7 am - Wake up. Don't feel grateful to be alive, as there is no Sky Fairy. Post a comment on the Comment is Free blog.  I remark that Christians are deluded people, who believe in an imaginary friend. My brain is always incisive and imaginative first thing in the morning.

8 am - Go downstairs to make breakfast. Not sure whether to have cornflakes or crunchy nut cornflakes. If I believed in a Sky Fairy, I'd probably pray for guidance. But I have my own free will. I can make my mind up. I have no need to read a text that was written by Stone-age ostrich herders to tell me what I should have for breakfast. Decide to have porridge.

8.05 am - Discover that I have no milk.

8.45 am  - Remember I don't have to go to work, as it is a Bank Holiday. Glad that this Bank Holiday now occurs on a clean, secular, evidence-based date.
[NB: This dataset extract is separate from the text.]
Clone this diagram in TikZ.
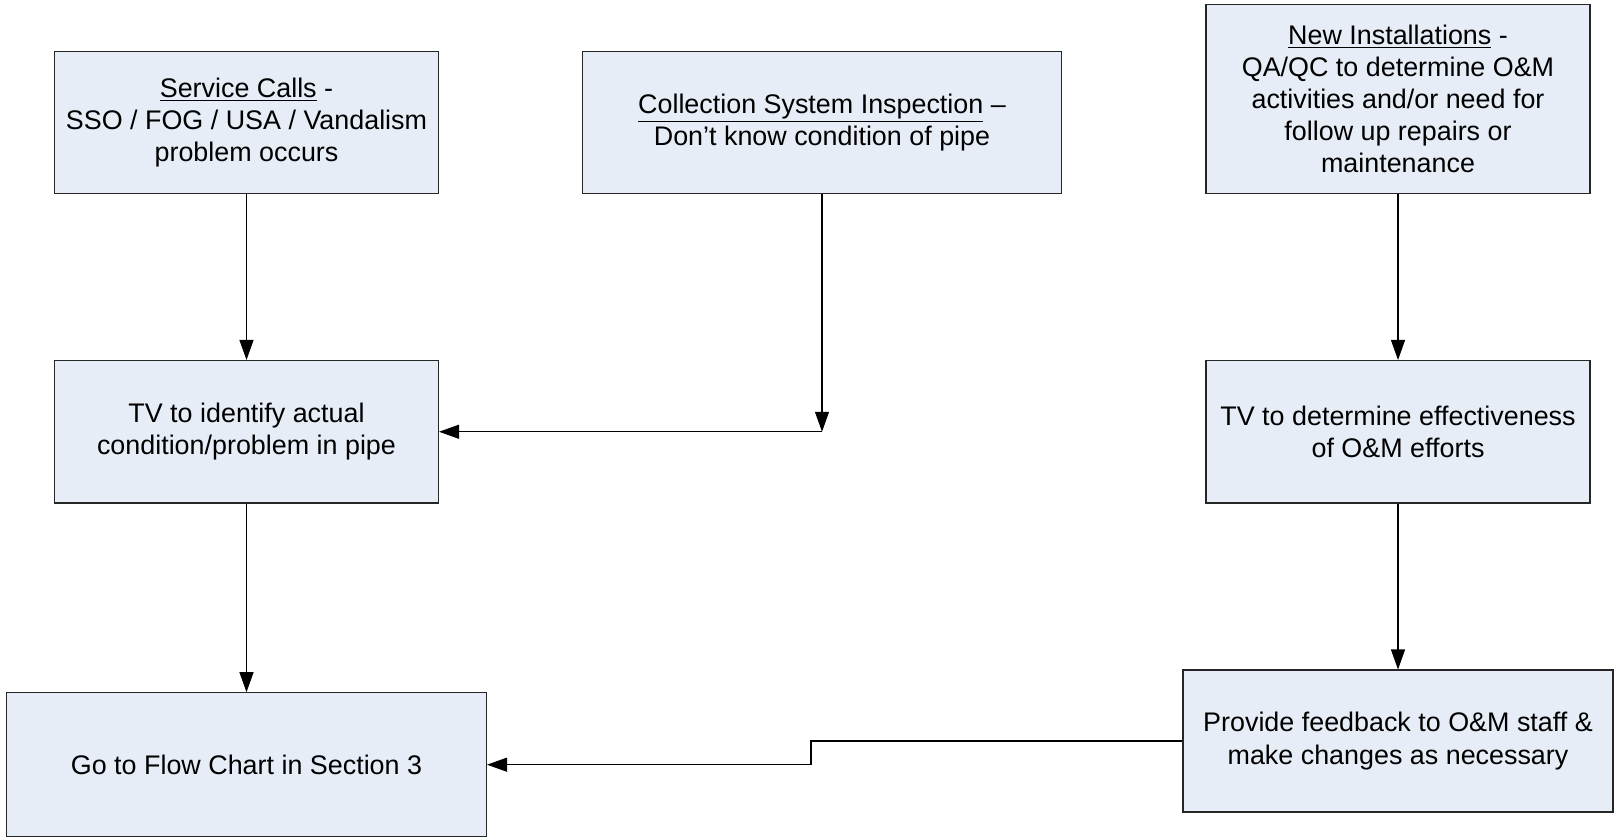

The old holiday that used to be celebrated at roughly this time was based on a Bronze-age dating of a mass hallucination by Iron age shepherds who thought they were being blessed by their imaginary friend. I would rather go to work than celebrate that.

9 am - Go back to bed.

9.30 am - I can't sleep, so I post a comment on the CiF Belief pages. I don't know what the article is - it's probably just that closet Sky-Fairy-Follower, Andrew Brown, trying to pretend he's an atheist again. I remark that Christians are deluded people, who believe in an imaginary friend.

10 am - Get ready to go out. If I believed in a Sky Fairy I would probably say some prayers to keep me safe for the day - thus wasting precious time. But as an evidence-based atheist, I am able to save several minutes in my preparations - keeping them to the strictly efficient and evidence-based teeth cleaning and shave.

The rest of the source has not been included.